[IV]

'BILLY BLUE': A BALLAD OF THE FLEET

ONE OF THE ROYAL SOVEREIGN'S DAYS

Slowly they mov'd, and wedged in firm array,
The close compacted squadron won its way.
Homer, Iliad (Pope's version).

Could common prudence have allowed me to let loose their valour on the enemy, I hardly know what might not have been accomplished by such men.—Admiral Cornwallis, June 17, 1795. (From the official despatch.)

Fighting days abound in the story of the Royal Sovereign. There is hardly a more famous name in the annals of the Royal Navy, and its record goes back to a hundred years before the Spanish Armada.

Our first Sovereign was one of the consorts of the Great Harry in Henry the Eighth's Navy, and fought the French in battle side by side with that 'greate shipp.'

The second was Charles the First's Sovereign of the Seas, built out of the ship-money tax which began the quarrel with Parliament that in the end brought the King's head to the block. 'Her building,' says Evelyn, 'cost his Ma'tie the affections of his subjects, who quarrell'd with him for a trifle, refusing to contribute either to their own safety or to his glory.'[67] The ship did brilliant service with Blake and Monk against Tromp and Ruyter, and won from the Dutch the sobriquet of the 'Golden Devil,' in allusion to her gorgeous ornamentation and the death-dealing broadsides from her heavy guns. As the Royal Sovereign, the name bestowed on her by Charles the Second at the Restoration, in place of the original form, the ship added laurels to her fame. She was in the thick of the fray in the 'Four Days' Fight' of 1666—the 'Four Days' Fight' was what the courtiers of Whitehall called the battle, the ruder 'tarpaulins' who fought the guns called it the 'Four Days' Bloody Blunder';—in the 'St. James's Day Fight' of the same year; at Solebay; and in all the other fleet battles of the Second and Third Dutch Wars. Among the men of note who flew their flags on board the Royal Sovereign in battle were James, Duke of York (afterwards King James the Second), and Prince Rupert. This same man-of-war, too, in William the Third's time, was one of the flagships at La Hogue, where she had 'a very hott dispute' with one of the French flagships. She was also flagship of the admiral in command at the burning of the famous Soleil Royal and two other French first-rates in Cherbourg Bay. A sleepy old bo'sun's mate, one January night, four years after La Hogue, left a lighted candle-end in his cabin in the Royal Sovereign, and then went on deck to keep his watch, forgetting all about it. So the quondam Sovereign of the Seas came to her end. In accordance with the sentence of the court-martial[68] on the wretched man, he was rowed up the Medway past the fleet lying there with a halter round his neck, and was then publicly flogged on his bare back, after which he was landed at Chatham dockyard with every mark of degradation, and taken off to be imprisoned in the Marshalsea for life.
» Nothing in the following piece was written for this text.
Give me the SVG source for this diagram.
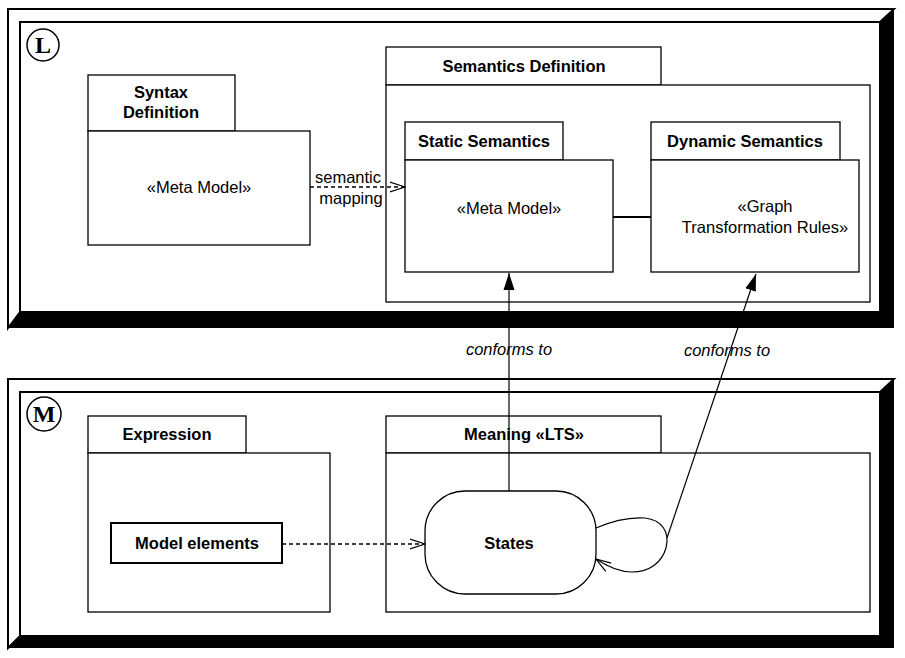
<svg xmlns="http://www.w3.org/2000/svg" width="905" height="658" viewBox="0 0 905 658">
<style>
text{font-family:"Liberation Sans",Arial,sans-serif;font-size:16.5px;fill:#000;text-anchor:middle}
.b{font-weight:bold}
.i{font-style:italic}
.box{fill:#fff;stroke:#000;stroke-width:1.3}
.bev{fill:#fff;stroke:#000;stroke-width:2}
.ln{fill:none;stroke:#000;stroke-width:1.2}
.dash{fill:none;stroke:#000;stroke-width:1.5;stroke-dasharray:4,3}
</style>
<defs>
<marker id="open" markerWidth="16" markerHeight="12" refX="15" refY="6" orient="auto" markerUnits="userSpaceOnUse">
<path d="M0,1 L15,6 L0,11" fill="none" stroke="#000" stroke-width="1.2"/>
</marker>
<marker id="filled" markerWidth="18" markerHeight="12" refX="17" refY="6" orient="auto" markerUnits="userSpaceOnUse">
<path d="M0,0.5 L17,6 L0,11.5 Z" fill="#000"/>
</marker>
</defs>
<rect width="905" height="658" fill="#fff"/>

<g id="frameL">
<rect x="8" y="9" width="886" height="319" fill="#000"/>
<polygon class="bev" points="8,9 894,9 880,22 20,22 20,312 8,328"/>
<rect x="20" y="22" width="860" height="290" class="bev"/>
<circle cx="43" cy="45" r="16" fill="#fff" stroke="#000" stroke-width="1.5"/>
<text x="43" y="53" style="font-family:'Liberation Serif',serif;font-weight:bold;font-size:24px">L</text>
</g>

<g id="frameM">
<rect x="8" y="379" width="886" height="269" fill="#000"/>
<polygon class="bev" points="8,379 894,379 880,392 20,392 20,636 8,648"/>
<rect x="20" y="392" width="860" height="244" class="bev"/>
<circle cx="44" cy="414" r="17" fill="#fff" stroke="#000" stroke-width="1.5"/>
<text x="44" y="422" style="font-family:'Liberation Serif',serif;font-weight:bold;font-size:24px">M</text>
</g>

<g id="syntax">
<rect x="88" y="75" width="147" height="56" class="box"/>
<rect x="88" y="131" width="222" height="114" class="box"/>
<text x="161" y="98" class="b">Syntax</text>
<text x="161" y="118" class="b">Definition</text>
<text x="199" y="193">«Meta Model»</text>
</g>

<g id="semantics">
<rect x="386" y="47" width="275" height="38" class="box"/>
<rect x="386" y="85" width="484" height="217" class="box"/>
<text x="524" y="72" class="b">Semantics Definition</text>
</g>

<g id="static">
<rect x="405" y="122" width="158" height="38" class="box"/>
<rect x="405" y="160" width="208" height="112" class="box"/>
<text x="484" y="147" class="b">Static Semantics</text>
<text x="509" y="214">«Meta Model»</text>
</g>

<g id="dynamic">
<rect x="651" y="122" width="189" height="38" class="box"/>
<rect x="651" y="160" width="208" height="112" class="box"/>
<text x="745" y="147" class="b">Dynamic Semantics</text>
<text x="765" y="212">«Graph</text>
<text x="765" y="233">Transformation Rules»</text>
</g>

<g id="expression">
<rect x="88" y="416" width="158" height="37" class="box"/>
<rect x="88" y="453" width="242" height="159" class="box"/>
<text x="167" y="440" class="b">Expression</text>
</g>

<g id="modelElements">
<rect x="111" y="523" width="171" height="40" fill="#fff" stroke="#000" stroke-width="2"/>
<text x="197" y="549" class="b">Model elements</text>
</g>

<g id="meaning">
<rect x="386" y="416" width="275" height="37" class="box"/>
<rect x="386" y="453" width="484" height="159" class="box"/>
<text x="524" y="440" class="b">Meaning «LTS»</text>
</g>

<g id="states">
<rect x="425" y="491" width="171" height="103" rx="40" ry="40" class="box"/>
<text x="509" y="549" class="b">States</text>
</g>

<g id="connectors">
<line x1="310" y1="187" x2="405" y2="187" class="dash" marker-end="url(#open)"/>
<text x="348" y="183">semantic</text>
<text x="351" y="204">mapping</text>
<line x1="613" y1="217" x2="651" y2="217" stroke="#000" stroke-width="2"/>
<line x1="282" y1="544" x2="425" y2="544" class="dash" marker-end="url(#open)"/>
<line x1="509" y1="491" x2="509" y2="273" class="ln" marker-end="url(#filled)"/>
<text x="509" y="355" class="i">conforms to</text>
<line x1="667" y1="538" x2="756" y2="274" class="ln" marker-end="url(#filled)"/>
<text x="727" y="356" class="i">conforms to</text>
<path d="M596,528 C612,521 630,517 645,518 C662,520 670,532 666,548 C662,562 650,572 632,572 C618,572 605,565 596,559" class="ln" marker-end="url(#open)"/>
</g>
</svg>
The third Royal Sovereign, partly built, in accordance with an Admiralty order, out of as much of the timbers of the old ship as could be saved—'such part of the remains of the said ship as shall be serviceable'[69]—was launched in the presence of the great Duke of Marlborough, who presided on the occasion. It was in the cabin of this Royal Sovereign that Admiral Rooke planned his swoop on the Vigo galleons, and the ship also served as flagship to Sir Clowdisley Shovell.[70] She lasted long enough to be flagship at Portsmouth during the Seven Years' War, and it was on board her, one stormy March morning, that Admiral Boscawen signed the order for the firing party that shot Admiral Byng.